Record extracts

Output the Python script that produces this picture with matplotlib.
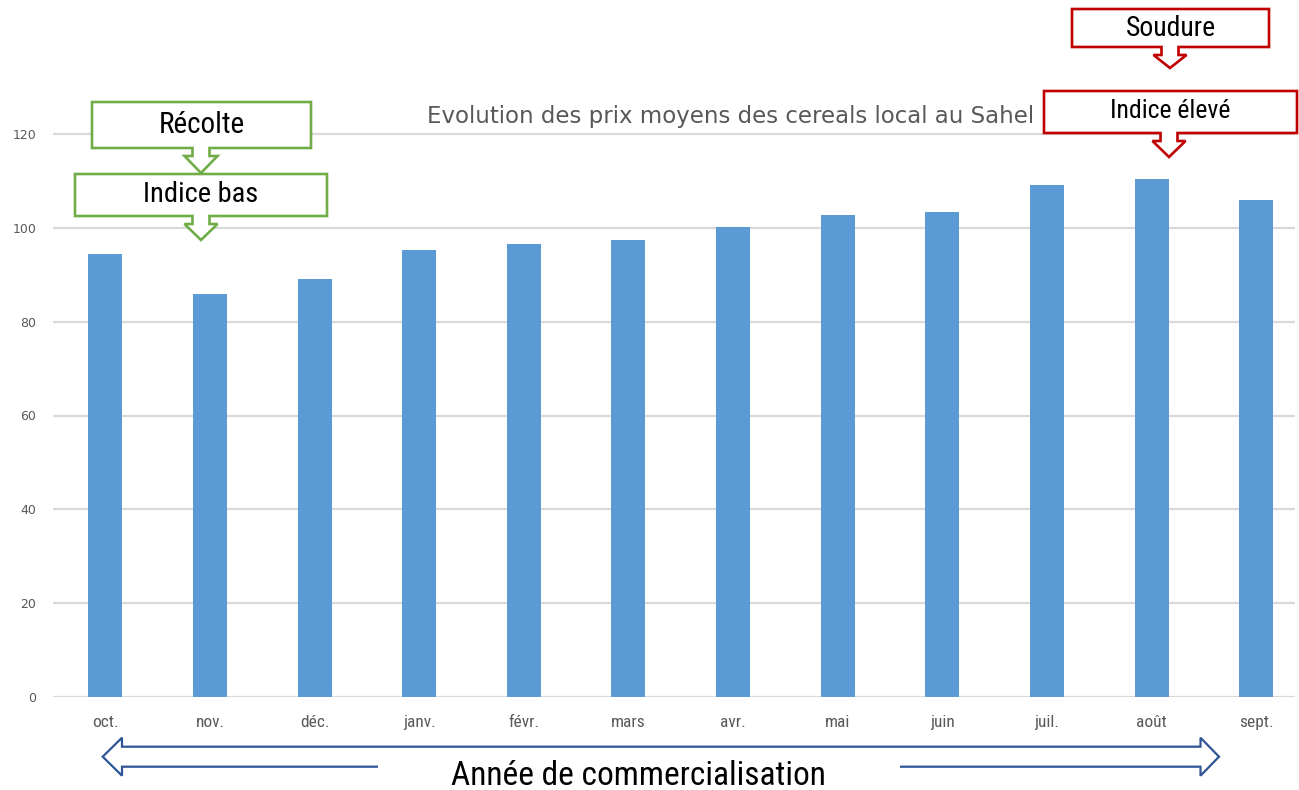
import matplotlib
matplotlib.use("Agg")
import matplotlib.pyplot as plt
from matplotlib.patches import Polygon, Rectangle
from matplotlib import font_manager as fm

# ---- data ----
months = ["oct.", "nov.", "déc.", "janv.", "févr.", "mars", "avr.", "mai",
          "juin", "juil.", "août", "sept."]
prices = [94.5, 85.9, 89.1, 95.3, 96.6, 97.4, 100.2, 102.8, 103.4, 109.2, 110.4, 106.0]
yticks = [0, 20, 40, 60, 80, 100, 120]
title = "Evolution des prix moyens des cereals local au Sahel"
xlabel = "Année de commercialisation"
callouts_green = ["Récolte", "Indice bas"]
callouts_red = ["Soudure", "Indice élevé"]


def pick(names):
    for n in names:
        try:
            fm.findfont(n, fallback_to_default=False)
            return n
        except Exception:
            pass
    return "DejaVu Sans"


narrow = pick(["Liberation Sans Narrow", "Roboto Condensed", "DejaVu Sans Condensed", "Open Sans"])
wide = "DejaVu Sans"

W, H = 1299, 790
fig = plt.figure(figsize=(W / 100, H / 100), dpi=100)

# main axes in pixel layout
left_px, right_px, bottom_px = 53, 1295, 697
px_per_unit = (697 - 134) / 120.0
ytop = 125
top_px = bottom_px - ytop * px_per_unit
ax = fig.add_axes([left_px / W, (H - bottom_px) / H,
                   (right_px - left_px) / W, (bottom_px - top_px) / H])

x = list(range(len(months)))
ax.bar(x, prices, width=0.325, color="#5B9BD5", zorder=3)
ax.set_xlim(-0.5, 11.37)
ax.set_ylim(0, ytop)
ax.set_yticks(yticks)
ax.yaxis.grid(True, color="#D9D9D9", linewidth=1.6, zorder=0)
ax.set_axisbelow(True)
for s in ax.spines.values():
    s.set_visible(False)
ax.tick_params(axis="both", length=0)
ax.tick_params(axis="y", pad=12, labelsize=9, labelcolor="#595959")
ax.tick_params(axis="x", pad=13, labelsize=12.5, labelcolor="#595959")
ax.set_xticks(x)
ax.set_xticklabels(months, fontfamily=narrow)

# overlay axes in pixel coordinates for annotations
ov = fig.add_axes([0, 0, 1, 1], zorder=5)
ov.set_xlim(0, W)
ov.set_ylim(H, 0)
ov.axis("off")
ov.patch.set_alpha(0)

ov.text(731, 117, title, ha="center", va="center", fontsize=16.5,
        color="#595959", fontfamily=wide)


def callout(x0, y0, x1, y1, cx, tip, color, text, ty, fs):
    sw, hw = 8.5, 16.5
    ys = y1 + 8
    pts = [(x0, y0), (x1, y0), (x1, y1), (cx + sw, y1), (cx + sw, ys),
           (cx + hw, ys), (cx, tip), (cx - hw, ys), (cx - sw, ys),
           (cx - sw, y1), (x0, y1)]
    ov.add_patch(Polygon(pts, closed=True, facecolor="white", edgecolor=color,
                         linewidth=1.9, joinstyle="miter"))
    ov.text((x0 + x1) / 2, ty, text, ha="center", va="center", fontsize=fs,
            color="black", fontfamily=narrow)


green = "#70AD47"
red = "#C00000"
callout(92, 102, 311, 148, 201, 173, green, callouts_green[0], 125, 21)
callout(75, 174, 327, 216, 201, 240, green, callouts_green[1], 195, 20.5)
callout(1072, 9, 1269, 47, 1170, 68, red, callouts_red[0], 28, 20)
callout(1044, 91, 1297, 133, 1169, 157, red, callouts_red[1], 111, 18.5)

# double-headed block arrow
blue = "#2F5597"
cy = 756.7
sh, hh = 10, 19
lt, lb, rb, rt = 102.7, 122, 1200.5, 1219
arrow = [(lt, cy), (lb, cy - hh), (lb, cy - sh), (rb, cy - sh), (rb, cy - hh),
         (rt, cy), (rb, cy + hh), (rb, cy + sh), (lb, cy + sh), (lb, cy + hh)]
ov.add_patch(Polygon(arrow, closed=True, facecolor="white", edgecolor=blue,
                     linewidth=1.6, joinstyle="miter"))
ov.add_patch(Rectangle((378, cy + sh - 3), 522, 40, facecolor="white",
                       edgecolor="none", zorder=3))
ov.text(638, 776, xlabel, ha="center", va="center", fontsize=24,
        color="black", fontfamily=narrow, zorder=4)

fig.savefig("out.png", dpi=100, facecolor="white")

--

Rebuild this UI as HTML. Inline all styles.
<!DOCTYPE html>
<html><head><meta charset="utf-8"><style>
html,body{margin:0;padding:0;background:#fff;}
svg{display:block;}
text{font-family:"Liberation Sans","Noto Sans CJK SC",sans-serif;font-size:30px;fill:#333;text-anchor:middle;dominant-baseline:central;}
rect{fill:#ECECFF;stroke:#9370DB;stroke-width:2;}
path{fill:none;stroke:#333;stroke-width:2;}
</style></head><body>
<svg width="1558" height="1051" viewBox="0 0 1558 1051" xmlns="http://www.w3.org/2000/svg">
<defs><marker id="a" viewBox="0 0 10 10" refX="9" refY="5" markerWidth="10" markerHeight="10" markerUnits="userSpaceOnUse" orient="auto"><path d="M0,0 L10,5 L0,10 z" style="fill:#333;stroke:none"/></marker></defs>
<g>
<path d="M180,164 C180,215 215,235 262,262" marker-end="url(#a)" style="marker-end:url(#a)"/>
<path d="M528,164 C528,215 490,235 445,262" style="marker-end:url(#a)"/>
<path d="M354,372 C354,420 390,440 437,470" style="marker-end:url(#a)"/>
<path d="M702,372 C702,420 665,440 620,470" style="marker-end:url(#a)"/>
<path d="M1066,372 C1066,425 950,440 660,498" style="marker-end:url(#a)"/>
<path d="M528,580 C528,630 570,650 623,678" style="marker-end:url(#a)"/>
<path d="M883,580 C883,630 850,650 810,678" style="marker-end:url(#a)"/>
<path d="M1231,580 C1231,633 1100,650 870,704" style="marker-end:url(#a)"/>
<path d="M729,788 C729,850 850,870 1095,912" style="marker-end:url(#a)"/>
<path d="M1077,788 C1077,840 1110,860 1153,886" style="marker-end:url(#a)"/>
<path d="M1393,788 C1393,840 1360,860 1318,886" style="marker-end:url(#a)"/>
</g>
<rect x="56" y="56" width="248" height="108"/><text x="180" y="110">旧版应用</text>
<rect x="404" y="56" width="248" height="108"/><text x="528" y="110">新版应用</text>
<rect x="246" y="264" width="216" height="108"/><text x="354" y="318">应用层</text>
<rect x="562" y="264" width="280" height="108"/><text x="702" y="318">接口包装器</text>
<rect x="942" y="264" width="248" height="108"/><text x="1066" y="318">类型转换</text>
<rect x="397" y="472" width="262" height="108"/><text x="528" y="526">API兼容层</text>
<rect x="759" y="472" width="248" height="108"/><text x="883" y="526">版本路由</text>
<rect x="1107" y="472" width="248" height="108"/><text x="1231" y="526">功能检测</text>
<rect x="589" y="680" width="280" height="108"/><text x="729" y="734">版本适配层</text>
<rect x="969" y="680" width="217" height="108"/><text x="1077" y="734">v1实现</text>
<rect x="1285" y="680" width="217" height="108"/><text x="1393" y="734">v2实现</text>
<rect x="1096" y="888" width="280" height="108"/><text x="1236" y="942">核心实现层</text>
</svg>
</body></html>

Short exercise
Start at the line containing "Output the Python" and stop at the line containing "from matplotlib import font_manager as fm"; transcribe those lines exactly, skipping pictures.

Result below
Output the Python script that produces this picture with matplotlib.
import matplotlib
matplotlib.use("Agg")
import matplotlib.pyplot as plt
from matplotlib.patches import Polygon, Rectangle
from matplotlib import font_manager as fm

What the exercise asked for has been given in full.